Turns out Wayne didn’t have the stomach for this “cure.” After a long-winded and dubiously written (and acted) speech, Wayne announced that he was sticking to his original plan, not following Tom’s idiotic measures. Basically, this scene was awful. D.B. Woodside made Wayne sound like a kindergarten teacher as he explained his reasoning. If Wayne barely sounded presidential before, he was totally laughable now. I say kill off Wayne and put Powers Boothe in charge. Then we’ll get some real excitement.
Over at CTU, the photo finally came through, and guess who the engineer was?
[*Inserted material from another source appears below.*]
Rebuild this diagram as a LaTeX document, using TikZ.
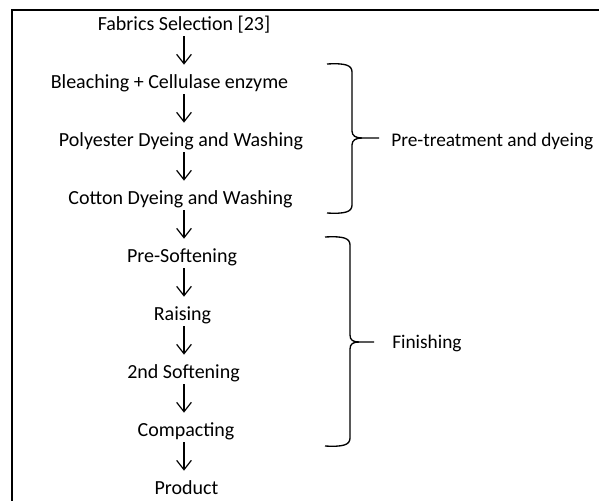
\documentclass[tikz,border=0pt]{standalone}
\usepackage{fontspec}
\setmainfont{Carlito}
\usetikzlibrary{arrows.meta}
\begin{document}
\begin{tikzpicture}[x=0.75pt,y=-0.75pt,>={Straight Barb[length=7pt,width=11pt]},
	stepnode/.style={inner sep=0,outer sep=0,anchor=base,text height=10pt,text depth=4.5pt,font=\fontsize{15}{18}\selectfont},
	sidenode/.style={inner sep=0,anchor=base west,font=\fontsize{14.5}{18}\selectfont},
	flow/.style={->,line width=0.9pt,shorten >=7.5pt},
	bracket/.style={line width=1pt}]
	\useasboundingbox (0,0) rectangle (599,500);
	% frame
	\draw[line width=1.8pt] (610,10) -- (12,10) -- (12,510);
	% steps
	\coordinate (ax) at (184,0);
	\node[stepnode] (fab) at (184,30) {Fabrics Selection [23]};
	\node[stepnode] (bleach) at (169.5,88) {Bleaching + Cellulase enzyme};
	\node[stepnode] (poly) at (181,146) {Polyester Dyeing and Washing};
	\node[stepnode] (cotton) at (180.5,204) {Cotton Dyeing and Washing};
	\node[stepnode] (presoft) at (182,262) {Pre-Softening};
	\node[stepnode] (raise) at (182.5,320) {Raising};
	\node[stepnode] (soft) at (183.5,378) {2nd Softening};
	\node[stepnode] (compact) at (186,436) {Compacting};
	\node[stepnode] (product) at (186.5,494) {Product};
	\foreach \a/\b in {fab/bleach,bleach/poly,poly/cotton,cotton/presoft,
		presoft/raise,raise/soft,soft/compact,compact/product}
		\draw[flow] (\a.south -| ax) -- (\b.north -| ax);
	% groups
	\node[sidenode] (pretreat) at (391,146) {Pre-treatment and dyeing};
	\node[sidenode] (finish) at (392,348) {Finishing};
	\coordinate (tip1) at (379,138);
	\coordinate (tip2) at (374,342);
	\draw[bracket] (327,64) .. controls (345,63) and (352,65) .. (352,72)
		-- (352,131) .. controls (352,136) and (356,138) .. (362,138) -- (tip1);
	\draw[bracket] (327,213) .. controls (345,214) and (352,212) .. (352,205)
		-- (352,145) .. controls (352,140) and (356,138) .. (362,138);
	\draw[bracket] (325,237) .. controls (343,236) and (350,238) .. (350,245)
		-- (350,335) .. controls (350,340) and (353,342) .. (359,342) -- (tip2);
	\draw[bracket] (325,446) .. controls (343,447) and (350,445) .. (350,438)
		-- (350,349) .. controls (350,344) and (353,342) .. (359,342);
\end{tikzpicture}
\end{document}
MORRIS! The brother thing was totally a trap! Chloe tried to have the guards stop him, but he had already left the CTU garage. She then called him on his cell, but by the time she got the words “trap” out of her mouth, McCarthy and Rita suddenly appeared, fired some shots, and abducted Morris. Hey, I’ve got an idea: why doesn’t CTU send out some squad cars and apprehend these fools. I know asking to drive three blocks is demanding, but it might just work!
Well, while Morris drove off with his captors, we then headed back to Graem’s house for the final twist of the night. Sure enough, it was a doozy. Philip asked Burke if he could have five minutes alone with his son, and immediately, I had a feeling something was up. We weren’t about to end an episode on a sentimental note between these two. Something was about to go down.
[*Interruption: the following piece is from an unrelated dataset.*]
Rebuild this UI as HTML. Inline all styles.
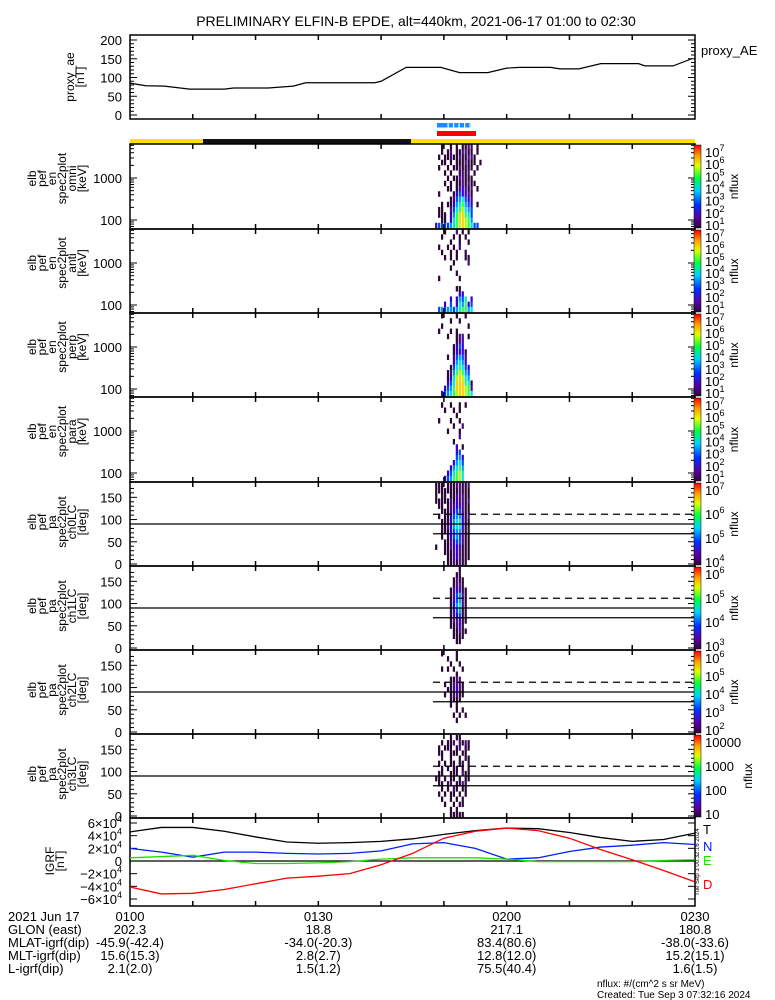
<!DOCTYPE html>
<html><head><meta charset="utf-8"><style>
body{margin:0;background:#fff;}
svg{display:block;font-family:"Liberation Sans",sans-serif;}
</style></head><body>
<svg id="fig" width="775" height="1000" viewBox="0 0 775 1000" xmlns="http://www.w3.org/2000/svg">
<defs>
<linearGradient id="cbar" x1="0" y1="1" x2="0" y2="0">
<stop offset="0" stop-color="#2a0a3a"/><stop offset="0.12" stop-color="#5a00a0"/>
<stop offset="0.28" stop-color="#0030ff"/><stop offset="0.45" stop-color="#00d0ff"/>
<stop offset="0.6" stop-color="#00ff40"/><stop offset="0.75" stop-color="#e0ff00"/>
<stop offset="0.87" stop-color="#ffa000"/><stop offset="1" stop-color="#ff0000"/>
</linearGradient>
</defs>
<text x="416" y="26" font-size="14" text-anchor="middle">PRELIMINARY ELFIN-B EPDE, alt=440km, 2021-06-17 01:00 to 02:30</text>
<g id="g"></g>
</svg>
<script>
// ---- data ----
const aeTimes=[0,2.5,5.5,9.5,15,16.5,22,26,28,39,40,44,49.5,52.5,57,60,62,67,68.5,71.5,75,81,82,86.5,89.5];
const aeValues=[85,78,77,69,69,72,72,77,86,86,90,127,127,113,113,125,127,127,123,123,137,137,131,131,150];
const aeTicks=[0,50,100,150,200];
const igrfTimes=[0,5,10,15,20,25,30,35,40,45,50,55,60,65,70,75,80,85,90];
const igrfT=[46,53,53,47,38,30,28,29,31,35,42,48,52,51,45,37,31,34,44];
const igrfN=[20,14,6,14,14,12,11,12,16,27,29,20,3,5,15,22,25,29,26];
const igrfE=[5,7,9,1,-4,-4,-3,-1,3,5,5,5,3,-1,-1,-1,-1,1,2];
const igrfD=[-41,-52,-51,-45,-36,-27,-24,-20,-6,12,36,47,52,48,36,18,2,-15,-33];
const igrfTicks=[-60,-40,-20,0,20,40,60];
const timeLabels=["0100","0130","0200","0230"];
const glon=["202.3","18.8","217.1","180.8"];
const mlat=["-45.9(-42.4)","-34.0(-20.3)","83.4(80.6)","-38.0(-33.6)"];
const mlt=["15.6(15.3)","2.8(2.7)","12.8(12.0)","15.2(15.1)"];
const lval=["2.1(2.0)","1.5(1.2)","75.5(40.4)","1.6(1.5)"];
const specStart=48.6, specDt=0.47;
const omni=["00100101011220100","00101201122110100","01011211211221000","00110101112111010","01001011211110100","00010100121201000","00001011221110000","00010101121211000","00001101232120100","01000013433210000","00000124564320000","00101135675430100","01100246786540000","01110357897640000","00110367898750000","34444567898764400"];
const anti=["00010002010100000","00100010101000000","00000100100100000","01001010200000000","00100101001000000","00010101001100000","00000010000200000","00000100000000000","00000001000000000","01000000100000000","00000000000000000","00000001100000000","00000000330000000","00000303546030000","00030403657340000","04545545677560000"];
const perp=["00100001001000000","00000100100000000","00100000000100000","01000101000000000","00001001220100000","00000001230000000","00000013430000000","00000013331000000","00001024542000000","00000035653000000","00000146764300000","00001257875400000","00001368986500000","00003469997610000","00034579998720000","00345678998760000"];
const para=["00000000000000000","00100100101000000","00010010100000000","00000001000000000","01000100100000000","00000010020000000","00001000100000000","00000000200000000","00000010000000000","00000003010000000","00000003400000000","00000004530000000","00000035640000000","00000356750000000","00003467860000000","00034577860000000"];
const ch0=["11101112211200000","11111111211100000","10110112221100000","11111213221200000","01101223321100000","00111234421100000","01011345531200000","00111356631100000","00112356631100000","00111345521100000","00101345421100000","00011234421100000","10011233311100000","00011123211100000","00001123211100000","00001121211000000"];
const ch1=["00000000100000000","00000001100000000","00000012110000000","00000012210000000","00000123311000000","00000124521000000","00000134521000000","00000135621000000","00000134511000000","00000123411000000","00000122311000000","00000112310000000","00000011211000000","00000011110000000","00000001100000000","00000000000000000"];
const ch2=["00100001000000000","00001001000000000","00000100100000000","00101010010000000","00000001000000000","00000112200000000","00010122210000000","00001123210000000","00010122110000000","00000111100000000","00000101000000000","00000001010000000","00000010101000000","00000001000000000","00000000000000000","00000000000000000"];
const ch3=["00000101100000000","00101120212100000","01011101201100000","01100111011000000","00100100101100000","01010110110100000","00101011010100000","01100111021100000","11010110101100000","01101201121000000","00101021011000000","01010110101000000","00100101010000000","00010010110000000","00000101000000000","00000111110000000"];
const cbOmni=["7","6","5","4","3","2","1"];
const cbPA0=["7","6","5","4"],cbPA1=["6","5","4","3"],cbPA2=["6","5","4","3","2"],cbPA3=["10000","1000","100","10"];

const NS="http://www.w3.org/2000/svg";
const G=document.getElementById('g');
function el(tag,attrs,parent){const e=document.createElementNS(NS,tag);for(const k in attrs)e.setAttribute(k,attrs[k]);(parent||G).appendChild(e);return e;}
const X0=130,X1=695;
function xt(t){return X0+t*(X1-X0)/90;}
const colors=["","#2c0838","#4a0a82","#3400d8","#0048ff","#0098ff","#00e6e0","#30ff50","#b0ff00","#ffd000"];

function frame(y0,y1,name){
  const r=el('rect',{x:X0,y:y0,width:X1-X0,height:y1-y0,fill:'none',stroke:'#000','stroke-width':1.5});
  
  
  for(let t=10;t<90;t+=10){
    el('line',{x1:xt(t),x2:xt(t),y1:y0,y2:y0+5,stroke:'#000','stroke-width':1.5});
    el('line',{x1:xt(t),x2:xt(t),y1:y1,y2:y1-5,stroke:'#000','stroke-width':1.5});
  }
}
function ylabel(lines,cx,cy,name){
  const g=el('g',{});
  
  
  const n=lines.length;
  lines.forEach((s,i)=>{
    const x=cx-(n-1)*5+i*10;
    const t=el('text',{x:x,y:cy,'font-size':12,'text-anchor':'middle',transform:`rotate(-90 ${x} ${cy})`,'dominant-baseline':'central'},g);
    t.textContent=s;
  });
}
function ytickLabel(txt,y){const t=el('text',{x:122,y:y+5,'font-size':13,'text-anchor':'end'});t.textContent=txt;
  el('line',{x1:X0,x2:X0+7,y1:y,y2:y,stroke:'#000'});el('line',{x1:X1,x2:X1-7,y1:y,y2:y,stroke:'#000'});}
function minor(y){el('line',{x1:X0,x2:X0+4,y1:y,y2:y,stroke:'#000'});el('line',{x1:X1,x2:X1-4,y1:y,y2:y,stroke:'#000'});}

function cells(mat,y0,y1,name){
  const rows=mat.length,rh=(y1-y0)/rows;
  const g=el('g',{});
  
  
  mat.forEach((row,ri)=>{
    for(let ci=0;ci<row.length;ci++){
      const v=+row[ci]; if(!v)continue;
      const xa=xt(specStart+ci*specDt),xb=xt(specStart+(ci+1)*specDt);
      const r=el('rect',{x:xa,y:y0+ri*rh,width:(xb-xa)*0.75,height:rh+0.3,fill:colors[v]},g);
      
      
    }
  });
}
function colorbar(y0,y1,labels,exp,name){
  const r=el('rect',{x:694,y:y0+1,width:7,height:y1-y0-2,fill:'url(#cbar)',stroke:'#000','stroke-width':0.5});
  
  
  const n=labels.length;
  labels.forEach((l,i)=>{
    const y=y0+8+i*(y1-y0-12)/(n-1);
    const t=el('text',{x:705,y:y+5,'font-size':13});
    if(exp){t.textContent='10';const s=el('tspan',{dy:-6,'font-size':9},t);s.textContent=l;}
    else t.textContent=l;
  });
  const cx=exp?738:752,cy=(y0+y1)/2;
  const t=el('text',{x:cx,y:cy,'font-size':12,'text-anchor':'middle',transform:`rotate(-90 ${cx} ${cy})`});t.textContent='nflux';
}

// proxy AE
(function(){
  const y0=35,y1=119; const ya=v=>115-v*75/200;
  frame(y0,y1,'proxy-ae');
  aeTicks.forEach(v=>ytickLabel(String(v),ya(v)));
  for(let v=10;v<200;v+=10) if(v%50) minor(ya(v));
  const p=el('polyline',{points:aeTimes.map((t,i)=>xt(t)+','+ya(aeValues[i])).join(' '),fill:'none',stroke:'#000','stroke-width':1.2});
  
  
  ylabel(['proxy_ae','[nT]'],75,77,'proxy-ae-axis-title');
  const t=el('text',{x:701,y:55,'font-size':13});t.textContent='proxy_AE';
})();
// bars
(function(){
  const b=el('g',{});
  
  
  el('rect',{x:437,y:123,width:34,height:4.5,fill:'#1a8cff'},b);
  for(let i=1;i<6;i++) el('rect',{x:442+i*5.5,y:123,width:1.2,height:4.5,fill:'#fff'},b);
  el('rect',{x:437,y:131,width:39,height:5,fill:'#ff0000'},b);
  el('rect',{x:130,y:139,width:565,height:5,fill:'#ffe000'},b);
  el('rect',{x:203,y:139,width:208,height:5,fill:'#111'},b);
})();
// energy panels
const epanels=[[144,229,omni,'omni'],[229,313,anti,'anti'],[313,397,perp,'perp'],[397,482,para,'para']];
epanels.forEach(([y0,y1,mat,nm])=>{
  cells(mat,y0,y1-1,'spec-'+nm);
  frame(y0,y1,'spec-'+nm);
  const ye=e=>(y0+34)-Math.log10(e/1000)*42;
  ytickLabel('1000',ye(1000));ytickLabel('100',ye(100));
  [60,70,80,90,200,300,400,500,600,700,800,900,2000,3000,4000,5000,6000].forEach(e=>{const y=ye(e);if(y>y0&&y<y1)minor(y);});
  ylabel(['elb','pef','en','spec2plot',nm,'[keV]'],57,(y0+y1)/2-8,'spec-'+nm+'-axis-title');
  colorbar(y0,y1,cbOmni,true,'spec-'+nm);
});
// PA panels
const ppanels=[[482,566,ch0,'ch0LC',cbPA0,true],[566,650,ch1,'ch1LC',cbPA1,true],[650,734,ch2,'ch2LC',cbPA2,true],[734,818,ch3,'ch3LC',cbPA3,false]];
ppanels.forEach(([y0,y1,mat,nm,cb,ex])=>{
  const yp=d=>y1-2-d*(y1-y0-4)/180;
  cells(mat,y0+1,y1-1,'pa-'+nm);
  frame(y0,y1,'pa-'+nm);
  [0,50,100,150].forEach(d=>ytickLabel(String(d),yp(d)));
  for(let d=10;d<180;d+=10) if(d%50) minor(yp(d));
  const a=el('line',{x1:X0,x2:X1,y1:yp(90),y2:yp(90),stroke:'#000','stroke-width':1.3});
  
  const b=el('line',{x1:433,x2:X1,y1:yp(68),y2:yp(68),stroke:'#000','stroke-width':1.3});
  
  const c=el('line',{x1:433,x2:X1,y1:yp(112),y2:yp(112),stroke:'#000','stroke-width':1.3,'stroke-dasharray':'7,5'});
  
  ylabel(['elb','pef','pa','spec2plot',nm,'[deg]'],57,(y0+y1)/2-2,'pa-'+nm+'-axis-title');
  colorbar(y0,y1,cb,ex,'pa-'+nm);
});
// IGRF
(function(){
  const y0=818,y1=906; const yv=v=>861-v*38/60;
  frame(y0,y1,'igrf');
  igrfTicks.forEach(v=>{const y=yv(v);
    const t=el('text',{x:122,y:y+5,'font-size':13,'text-anchor':'end'});
    if(v==0)t.textContent='0';else{const s=el('tspan',{dy:-6,'font-size':9});s.textContent='4';t.textContent=(v<0?'−':'')+Math.abs(v/10)+'×10';t.appendChild(s);}
    el('line',{x1:X0,x2:X0+7,y1:y,y2:y,stroke:'#000'});el('line',{x1:X1,x2:X1-7,y1:y,y2:y,stroke:'#000'});
  });
  el('line',{x1:X0,x2:X1,y1:yv(0),y2:yv(0),stroke:'#000','stroke-width':1.3});
  [[igrfT,'#000','igrf-t-line'],[igrfN,'#0020ff','igrf-n-line'],[igrfE,'#20e000','igrf-e-line'],[igrfD,'#ff0000','igrf-d-line']].forEach(([arr,c,nm])=>{
    const p=el('polyline',{points:igrfTimes.map((t,i)=>xt(t)+','+yv(arr[i])).join(' '),fill:'none',stroke:c,'stroke-width':1.3});
    
    
  });
  ylabel(['IGRF','[nT]'],55,861,'igrf-axis-title');
  [['T',829,'#000'],['N',846,'#0020ff'],['E',860,'#20e000'],['D',884,'#ff0000']].forEach(([s,y,c])=>{const t=el('text',{x:703,y:y+5,'font-size':13,fill:c});t.textContent=s;});
  const t=el('text',{x:699,y:862,'font-size':6,'text-anchor':'middle',transform:'rotate(-90 699 862)'});t.textContent='Tue Sep  3 00:32:16 2024';
})();
// footer
(function(){
  const g=el('g',{});
  
  
  const rows=[['2021 Jun 17',timeLabels],['GLON (east)',glon],['MLAT-igrf(dip)',mlat],['MLT-igrf(dip)',mlt],['L-igrf(dip)',lval]];
  rows.forEach(([lab,vals],i)=>{
    const y=921+i*13;
    const t=el('text',{x:8,y:y,'font-size':13},g);t.textContent=lab;
    vals.forEach((v,j)=>{const tt=el('text',{x:xt(j*30),y:y,'font-size':13,'text-anchor':'middle'},g);tt.textContent=v;});
  });
  const a=el('text',{x:597,y:987,'font-size':10},g);a.textContent='nflux: #/(cm^2 s sr MeV)';
  const b=el('text',{x:597,y:998,'font-size':10},g);b.textContent='Created: Tue Sep  3 07:32:16 2024';
})();
</script>
</body></html>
Sure enough, father and son were working together. This had all been a plan. Graem was never going to kill off his dad. Only Jack. Furthermore, the two had been working together all this time — from at least the Palmer assassination days. However, their little partnership was about to end. Despite telling Graem that he’d been a good boy, Philip knew he needed to cut this loose end he called a son. He quietly injected about 20 ccs of that torture fluid into Graem’s system, coldly slaying him once and for all. How very Greek Tragedy!
Of course, as soon as Graem had expired, Philip called in the officers, saying he’d just had a seizure. “If you people killed my son, I swear you’re gonna regret it for the rest of your life!”
What did you think about this episode?